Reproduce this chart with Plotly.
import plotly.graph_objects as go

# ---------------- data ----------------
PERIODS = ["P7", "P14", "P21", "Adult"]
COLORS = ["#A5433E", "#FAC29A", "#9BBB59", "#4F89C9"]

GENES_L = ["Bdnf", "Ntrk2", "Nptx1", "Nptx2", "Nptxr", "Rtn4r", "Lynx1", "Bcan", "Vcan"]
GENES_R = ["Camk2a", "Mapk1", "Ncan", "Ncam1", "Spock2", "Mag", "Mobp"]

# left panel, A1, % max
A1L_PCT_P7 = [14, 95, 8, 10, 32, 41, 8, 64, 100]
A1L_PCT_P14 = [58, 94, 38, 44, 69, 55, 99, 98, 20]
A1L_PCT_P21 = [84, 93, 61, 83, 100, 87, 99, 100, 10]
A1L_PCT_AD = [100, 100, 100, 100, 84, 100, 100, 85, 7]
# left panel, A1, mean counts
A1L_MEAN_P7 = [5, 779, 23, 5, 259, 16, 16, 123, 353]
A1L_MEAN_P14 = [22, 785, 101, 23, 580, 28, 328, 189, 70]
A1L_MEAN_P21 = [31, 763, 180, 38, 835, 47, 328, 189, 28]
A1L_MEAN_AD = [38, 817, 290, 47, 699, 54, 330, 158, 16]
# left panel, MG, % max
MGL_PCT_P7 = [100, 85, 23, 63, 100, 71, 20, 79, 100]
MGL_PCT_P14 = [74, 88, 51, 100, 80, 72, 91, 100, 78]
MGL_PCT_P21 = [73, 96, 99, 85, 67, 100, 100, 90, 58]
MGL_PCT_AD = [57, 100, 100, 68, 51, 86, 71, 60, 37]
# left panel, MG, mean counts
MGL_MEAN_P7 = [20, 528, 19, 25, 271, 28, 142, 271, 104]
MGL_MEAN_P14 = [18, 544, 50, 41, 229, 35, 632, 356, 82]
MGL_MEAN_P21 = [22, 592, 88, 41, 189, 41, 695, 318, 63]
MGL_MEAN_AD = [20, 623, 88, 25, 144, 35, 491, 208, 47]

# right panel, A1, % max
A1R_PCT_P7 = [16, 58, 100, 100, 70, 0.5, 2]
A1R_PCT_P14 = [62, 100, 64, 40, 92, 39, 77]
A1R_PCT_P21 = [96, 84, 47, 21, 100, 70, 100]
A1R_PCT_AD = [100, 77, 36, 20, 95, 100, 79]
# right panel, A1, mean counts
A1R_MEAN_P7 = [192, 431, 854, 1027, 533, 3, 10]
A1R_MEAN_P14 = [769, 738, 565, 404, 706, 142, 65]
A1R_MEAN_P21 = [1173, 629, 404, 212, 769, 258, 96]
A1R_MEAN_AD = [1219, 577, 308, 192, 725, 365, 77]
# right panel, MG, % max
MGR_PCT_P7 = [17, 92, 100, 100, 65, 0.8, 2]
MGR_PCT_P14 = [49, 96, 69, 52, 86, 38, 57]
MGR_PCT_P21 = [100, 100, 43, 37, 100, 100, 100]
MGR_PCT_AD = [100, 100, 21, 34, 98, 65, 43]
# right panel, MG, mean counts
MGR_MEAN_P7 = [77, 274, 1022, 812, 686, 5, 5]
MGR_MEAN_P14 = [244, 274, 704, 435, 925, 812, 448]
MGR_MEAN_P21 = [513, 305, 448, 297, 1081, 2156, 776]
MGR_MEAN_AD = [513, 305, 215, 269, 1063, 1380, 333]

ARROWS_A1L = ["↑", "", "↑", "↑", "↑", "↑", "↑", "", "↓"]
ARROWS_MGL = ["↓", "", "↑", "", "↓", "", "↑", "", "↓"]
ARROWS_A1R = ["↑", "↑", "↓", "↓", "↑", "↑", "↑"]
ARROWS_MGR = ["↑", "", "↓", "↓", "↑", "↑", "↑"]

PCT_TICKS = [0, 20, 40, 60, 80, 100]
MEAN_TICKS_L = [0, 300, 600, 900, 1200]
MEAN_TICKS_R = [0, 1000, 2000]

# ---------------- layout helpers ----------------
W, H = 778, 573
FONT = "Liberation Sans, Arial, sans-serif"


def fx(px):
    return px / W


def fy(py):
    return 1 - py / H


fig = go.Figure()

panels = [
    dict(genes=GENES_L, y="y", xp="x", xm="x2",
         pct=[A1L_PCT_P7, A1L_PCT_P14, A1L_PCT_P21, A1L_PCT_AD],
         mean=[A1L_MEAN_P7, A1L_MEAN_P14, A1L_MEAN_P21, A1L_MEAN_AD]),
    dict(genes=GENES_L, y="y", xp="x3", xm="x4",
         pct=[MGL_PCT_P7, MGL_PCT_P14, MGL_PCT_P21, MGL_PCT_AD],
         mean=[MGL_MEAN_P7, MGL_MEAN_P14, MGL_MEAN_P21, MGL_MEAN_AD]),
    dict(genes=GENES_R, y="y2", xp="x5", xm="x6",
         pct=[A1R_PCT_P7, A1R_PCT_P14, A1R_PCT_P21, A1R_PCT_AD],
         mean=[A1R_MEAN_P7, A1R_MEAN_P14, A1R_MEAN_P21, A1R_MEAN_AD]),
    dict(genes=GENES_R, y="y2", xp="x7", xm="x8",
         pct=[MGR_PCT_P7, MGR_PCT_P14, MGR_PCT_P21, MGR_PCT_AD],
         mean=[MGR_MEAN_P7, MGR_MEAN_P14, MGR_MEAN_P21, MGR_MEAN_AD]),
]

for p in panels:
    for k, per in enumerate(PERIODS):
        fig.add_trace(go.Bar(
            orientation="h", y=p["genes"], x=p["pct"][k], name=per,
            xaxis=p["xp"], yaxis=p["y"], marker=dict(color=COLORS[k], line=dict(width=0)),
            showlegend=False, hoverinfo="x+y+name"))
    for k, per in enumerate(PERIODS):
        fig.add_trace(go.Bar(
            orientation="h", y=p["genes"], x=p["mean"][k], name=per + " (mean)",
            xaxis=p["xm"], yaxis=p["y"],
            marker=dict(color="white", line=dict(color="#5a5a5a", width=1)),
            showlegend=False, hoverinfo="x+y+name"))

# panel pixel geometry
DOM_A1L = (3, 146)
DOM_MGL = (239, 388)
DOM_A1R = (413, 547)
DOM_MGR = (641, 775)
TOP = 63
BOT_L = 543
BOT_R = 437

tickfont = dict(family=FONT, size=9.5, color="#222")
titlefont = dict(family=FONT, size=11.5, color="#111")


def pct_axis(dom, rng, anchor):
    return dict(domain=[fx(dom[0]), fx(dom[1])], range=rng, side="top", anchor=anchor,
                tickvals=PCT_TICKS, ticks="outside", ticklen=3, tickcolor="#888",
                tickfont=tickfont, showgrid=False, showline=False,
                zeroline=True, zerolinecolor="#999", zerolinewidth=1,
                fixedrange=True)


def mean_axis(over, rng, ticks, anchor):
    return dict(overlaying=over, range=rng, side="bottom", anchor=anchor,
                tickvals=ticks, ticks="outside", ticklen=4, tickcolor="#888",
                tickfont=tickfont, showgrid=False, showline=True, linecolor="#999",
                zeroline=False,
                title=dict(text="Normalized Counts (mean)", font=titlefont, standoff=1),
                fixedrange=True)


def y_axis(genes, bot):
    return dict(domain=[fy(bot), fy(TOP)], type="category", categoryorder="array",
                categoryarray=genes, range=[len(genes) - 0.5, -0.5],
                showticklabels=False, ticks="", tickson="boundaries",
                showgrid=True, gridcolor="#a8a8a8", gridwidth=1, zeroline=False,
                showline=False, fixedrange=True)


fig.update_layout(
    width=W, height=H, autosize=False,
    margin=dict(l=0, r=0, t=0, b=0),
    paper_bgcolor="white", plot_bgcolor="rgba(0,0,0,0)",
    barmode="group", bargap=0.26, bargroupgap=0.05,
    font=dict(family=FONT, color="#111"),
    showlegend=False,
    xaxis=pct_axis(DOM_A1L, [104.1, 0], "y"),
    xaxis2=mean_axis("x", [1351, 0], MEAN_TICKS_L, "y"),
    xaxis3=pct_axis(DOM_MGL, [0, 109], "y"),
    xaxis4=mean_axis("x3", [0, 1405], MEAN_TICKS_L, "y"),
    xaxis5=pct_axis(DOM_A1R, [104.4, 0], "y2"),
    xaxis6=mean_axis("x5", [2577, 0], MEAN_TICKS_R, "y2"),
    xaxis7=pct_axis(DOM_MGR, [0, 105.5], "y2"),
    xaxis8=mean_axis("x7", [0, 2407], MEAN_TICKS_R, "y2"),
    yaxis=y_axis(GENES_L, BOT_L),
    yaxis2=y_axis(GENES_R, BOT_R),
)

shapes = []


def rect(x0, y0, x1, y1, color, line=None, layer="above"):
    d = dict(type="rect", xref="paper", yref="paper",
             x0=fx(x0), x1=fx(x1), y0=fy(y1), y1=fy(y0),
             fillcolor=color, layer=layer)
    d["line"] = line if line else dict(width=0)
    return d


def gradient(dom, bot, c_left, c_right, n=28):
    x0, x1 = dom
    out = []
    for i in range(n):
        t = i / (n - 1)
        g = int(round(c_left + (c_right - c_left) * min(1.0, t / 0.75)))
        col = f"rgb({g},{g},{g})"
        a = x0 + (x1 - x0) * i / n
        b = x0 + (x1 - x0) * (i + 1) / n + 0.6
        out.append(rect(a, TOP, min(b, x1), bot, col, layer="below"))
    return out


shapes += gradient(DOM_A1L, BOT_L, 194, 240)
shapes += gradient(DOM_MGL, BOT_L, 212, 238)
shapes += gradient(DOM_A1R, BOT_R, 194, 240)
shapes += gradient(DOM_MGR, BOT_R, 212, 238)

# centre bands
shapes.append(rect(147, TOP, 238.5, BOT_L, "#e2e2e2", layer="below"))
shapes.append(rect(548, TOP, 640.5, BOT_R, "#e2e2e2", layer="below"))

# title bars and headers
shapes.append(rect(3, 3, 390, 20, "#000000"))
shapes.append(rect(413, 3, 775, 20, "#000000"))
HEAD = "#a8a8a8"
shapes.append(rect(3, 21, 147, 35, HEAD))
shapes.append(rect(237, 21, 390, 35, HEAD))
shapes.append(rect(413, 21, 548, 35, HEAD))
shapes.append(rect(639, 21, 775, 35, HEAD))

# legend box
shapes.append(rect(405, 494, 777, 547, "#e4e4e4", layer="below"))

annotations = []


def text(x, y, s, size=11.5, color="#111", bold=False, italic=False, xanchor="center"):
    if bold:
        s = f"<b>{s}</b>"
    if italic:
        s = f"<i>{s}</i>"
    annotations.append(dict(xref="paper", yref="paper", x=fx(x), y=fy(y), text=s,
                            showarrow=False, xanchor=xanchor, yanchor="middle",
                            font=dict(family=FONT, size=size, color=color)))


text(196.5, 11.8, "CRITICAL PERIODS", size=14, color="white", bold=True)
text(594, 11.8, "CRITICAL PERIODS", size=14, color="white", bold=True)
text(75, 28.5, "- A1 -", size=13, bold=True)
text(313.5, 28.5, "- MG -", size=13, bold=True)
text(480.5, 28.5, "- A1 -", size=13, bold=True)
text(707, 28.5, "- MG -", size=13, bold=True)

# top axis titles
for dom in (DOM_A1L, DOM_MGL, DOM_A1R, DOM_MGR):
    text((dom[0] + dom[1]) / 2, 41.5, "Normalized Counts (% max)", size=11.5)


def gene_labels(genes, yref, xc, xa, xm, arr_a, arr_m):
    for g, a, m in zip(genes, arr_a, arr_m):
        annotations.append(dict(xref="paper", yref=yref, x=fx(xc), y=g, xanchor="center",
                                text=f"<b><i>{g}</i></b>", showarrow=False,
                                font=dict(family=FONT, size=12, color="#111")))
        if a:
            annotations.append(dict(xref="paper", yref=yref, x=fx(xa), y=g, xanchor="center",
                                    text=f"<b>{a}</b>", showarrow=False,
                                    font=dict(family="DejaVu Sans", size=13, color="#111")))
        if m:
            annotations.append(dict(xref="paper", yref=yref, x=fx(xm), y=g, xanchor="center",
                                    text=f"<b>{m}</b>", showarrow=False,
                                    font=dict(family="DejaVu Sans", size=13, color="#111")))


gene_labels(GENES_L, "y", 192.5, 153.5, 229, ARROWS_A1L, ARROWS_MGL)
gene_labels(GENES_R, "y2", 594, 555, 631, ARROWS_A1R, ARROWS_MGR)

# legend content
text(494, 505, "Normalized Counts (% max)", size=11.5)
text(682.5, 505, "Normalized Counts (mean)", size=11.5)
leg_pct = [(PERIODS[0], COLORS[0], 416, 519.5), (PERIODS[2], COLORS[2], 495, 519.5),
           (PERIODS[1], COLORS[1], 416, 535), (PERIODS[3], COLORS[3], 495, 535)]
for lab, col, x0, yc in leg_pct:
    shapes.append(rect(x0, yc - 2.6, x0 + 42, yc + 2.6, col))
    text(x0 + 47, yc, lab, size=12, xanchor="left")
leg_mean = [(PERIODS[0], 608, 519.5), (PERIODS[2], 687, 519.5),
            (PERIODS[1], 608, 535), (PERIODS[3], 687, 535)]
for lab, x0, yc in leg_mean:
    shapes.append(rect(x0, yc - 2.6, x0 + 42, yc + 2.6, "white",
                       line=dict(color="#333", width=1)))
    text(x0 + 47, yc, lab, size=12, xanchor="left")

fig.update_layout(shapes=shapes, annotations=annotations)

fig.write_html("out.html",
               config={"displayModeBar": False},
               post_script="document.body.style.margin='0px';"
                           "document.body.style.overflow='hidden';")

•••

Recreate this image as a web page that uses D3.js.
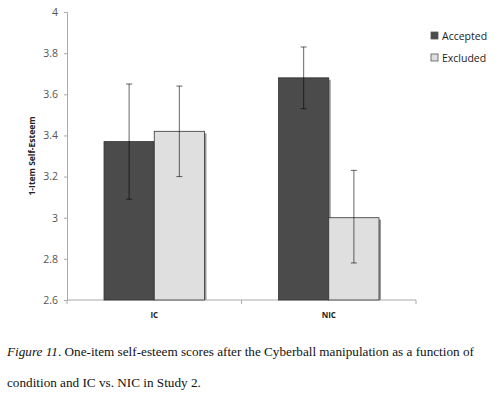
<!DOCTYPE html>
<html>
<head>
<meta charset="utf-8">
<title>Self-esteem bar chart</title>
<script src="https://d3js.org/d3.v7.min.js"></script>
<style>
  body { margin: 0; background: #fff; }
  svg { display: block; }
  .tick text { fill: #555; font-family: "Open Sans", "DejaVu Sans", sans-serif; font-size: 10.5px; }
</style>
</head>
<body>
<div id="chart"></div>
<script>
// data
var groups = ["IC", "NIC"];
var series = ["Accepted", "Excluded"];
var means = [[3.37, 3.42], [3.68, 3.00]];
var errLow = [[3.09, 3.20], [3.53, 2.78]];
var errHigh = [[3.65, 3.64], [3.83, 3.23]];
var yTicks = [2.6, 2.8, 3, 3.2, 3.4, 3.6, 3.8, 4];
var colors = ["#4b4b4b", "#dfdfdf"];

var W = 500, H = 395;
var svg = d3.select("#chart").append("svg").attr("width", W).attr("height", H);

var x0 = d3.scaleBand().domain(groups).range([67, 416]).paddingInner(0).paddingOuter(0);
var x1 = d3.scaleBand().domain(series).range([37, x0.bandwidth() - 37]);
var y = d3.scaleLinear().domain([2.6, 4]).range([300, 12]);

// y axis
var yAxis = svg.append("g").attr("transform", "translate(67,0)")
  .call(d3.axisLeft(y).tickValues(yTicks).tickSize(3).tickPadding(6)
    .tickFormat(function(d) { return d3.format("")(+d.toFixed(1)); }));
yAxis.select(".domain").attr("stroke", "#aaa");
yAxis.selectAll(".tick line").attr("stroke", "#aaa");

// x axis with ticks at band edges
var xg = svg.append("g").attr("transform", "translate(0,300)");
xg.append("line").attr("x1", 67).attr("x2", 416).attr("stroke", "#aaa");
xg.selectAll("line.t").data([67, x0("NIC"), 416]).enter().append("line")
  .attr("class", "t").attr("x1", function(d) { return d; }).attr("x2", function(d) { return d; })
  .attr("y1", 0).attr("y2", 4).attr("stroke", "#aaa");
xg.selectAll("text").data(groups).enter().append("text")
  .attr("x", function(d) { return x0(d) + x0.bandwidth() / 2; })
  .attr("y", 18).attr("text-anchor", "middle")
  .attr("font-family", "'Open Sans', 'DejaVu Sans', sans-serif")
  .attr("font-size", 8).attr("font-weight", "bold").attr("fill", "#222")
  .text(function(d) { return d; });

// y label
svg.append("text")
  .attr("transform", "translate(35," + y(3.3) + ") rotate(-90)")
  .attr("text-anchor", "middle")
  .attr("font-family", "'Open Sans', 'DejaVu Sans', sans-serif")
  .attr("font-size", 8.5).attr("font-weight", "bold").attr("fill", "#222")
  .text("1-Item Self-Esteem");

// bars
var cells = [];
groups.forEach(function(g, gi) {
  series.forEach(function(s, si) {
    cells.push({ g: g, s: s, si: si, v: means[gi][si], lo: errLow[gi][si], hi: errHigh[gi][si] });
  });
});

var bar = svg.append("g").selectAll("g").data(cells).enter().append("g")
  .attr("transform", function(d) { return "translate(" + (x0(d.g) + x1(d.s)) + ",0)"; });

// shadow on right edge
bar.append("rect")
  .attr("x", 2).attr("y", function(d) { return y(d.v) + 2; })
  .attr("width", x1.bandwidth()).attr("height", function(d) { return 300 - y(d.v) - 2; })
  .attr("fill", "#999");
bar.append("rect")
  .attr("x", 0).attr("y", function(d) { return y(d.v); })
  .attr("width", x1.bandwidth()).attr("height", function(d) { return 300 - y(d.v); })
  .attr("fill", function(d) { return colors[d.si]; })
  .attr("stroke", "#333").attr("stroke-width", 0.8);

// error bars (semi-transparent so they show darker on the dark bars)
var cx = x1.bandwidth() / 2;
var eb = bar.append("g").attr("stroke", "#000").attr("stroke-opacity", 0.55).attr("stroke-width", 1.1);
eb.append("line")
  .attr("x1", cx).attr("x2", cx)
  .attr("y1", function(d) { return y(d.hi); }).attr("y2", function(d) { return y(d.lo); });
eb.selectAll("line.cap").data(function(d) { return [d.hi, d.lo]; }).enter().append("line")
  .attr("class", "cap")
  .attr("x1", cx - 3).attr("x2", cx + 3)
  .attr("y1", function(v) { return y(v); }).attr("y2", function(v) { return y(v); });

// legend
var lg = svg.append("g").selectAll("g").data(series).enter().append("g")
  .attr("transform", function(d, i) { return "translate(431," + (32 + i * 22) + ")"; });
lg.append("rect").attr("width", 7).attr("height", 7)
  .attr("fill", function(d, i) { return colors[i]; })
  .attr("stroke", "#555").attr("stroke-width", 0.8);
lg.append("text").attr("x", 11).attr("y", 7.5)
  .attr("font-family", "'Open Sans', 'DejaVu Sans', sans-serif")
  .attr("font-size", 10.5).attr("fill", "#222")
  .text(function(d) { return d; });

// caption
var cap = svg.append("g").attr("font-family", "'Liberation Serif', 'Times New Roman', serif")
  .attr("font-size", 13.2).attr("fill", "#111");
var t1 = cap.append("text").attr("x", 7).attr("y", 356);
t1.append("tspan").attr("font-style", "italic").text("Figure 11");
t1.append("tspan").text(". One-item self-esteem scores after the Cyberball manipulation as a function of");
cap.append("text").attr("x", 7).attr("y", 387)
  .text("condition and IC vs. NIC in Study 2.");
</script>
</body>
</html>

•••

**Stated goal**
Above are some records. Reproduce the lines from the one with "Recreate this image" down to the one with "var y = d3.scaleLinear().domain([2.6, 4]).range([300, 12]);", keeping both, and leave every picture out.

**Exercise result**
Recreate this image as a web page that uses D3.js.
<!DOCTYPE html>
<html>
<head>
<meta charset="utf-8">
<title>Self-esteem bar chart</title>
<script src="https://d3js.org/d3.v7.min.js"></script>
<style>
  body { margin: 0; background: #fff; }
  svg { display: block; }
  .tick text { fill: #555; font-family: "Open Sans", "DejaVu Sans", sans-serif; font-size: 10.5px; }
</style>
</head>
<body>
<div id="chart"></div>
<script>
// data
var groups = ["IC", "NIC"];
var series = ["Accepted", "Excluded"];
var means = [[3.37, 3.42], [3.68, 3.00]];
var errLow = [[3.09, 3.20], [3.53, 2.78]];
var errHigh = [[3.65, 3.64], [3.83, 3.23]];
var yTicks = [2.6, 2.8, 3, 3.2, 3.4, 3.6, 3.8, 4];
var colors = ["#4b4b4b", "#dfdfdf"];

var W = 500, H = 395;
var svg = d3.select("#chart").append("svg").attr("width", W).attr("height", H);

var x0 = d3.scaleBand().domain(groups).range([67, 416]).paddingInner(0).paddingOuter(0);
var x1 = d3.scaleBand().domain(series).range([37, x0.bandwidth() - 37]);
var y = d3.scaleLinear().domain([2.6, 4]).range([300, 12]);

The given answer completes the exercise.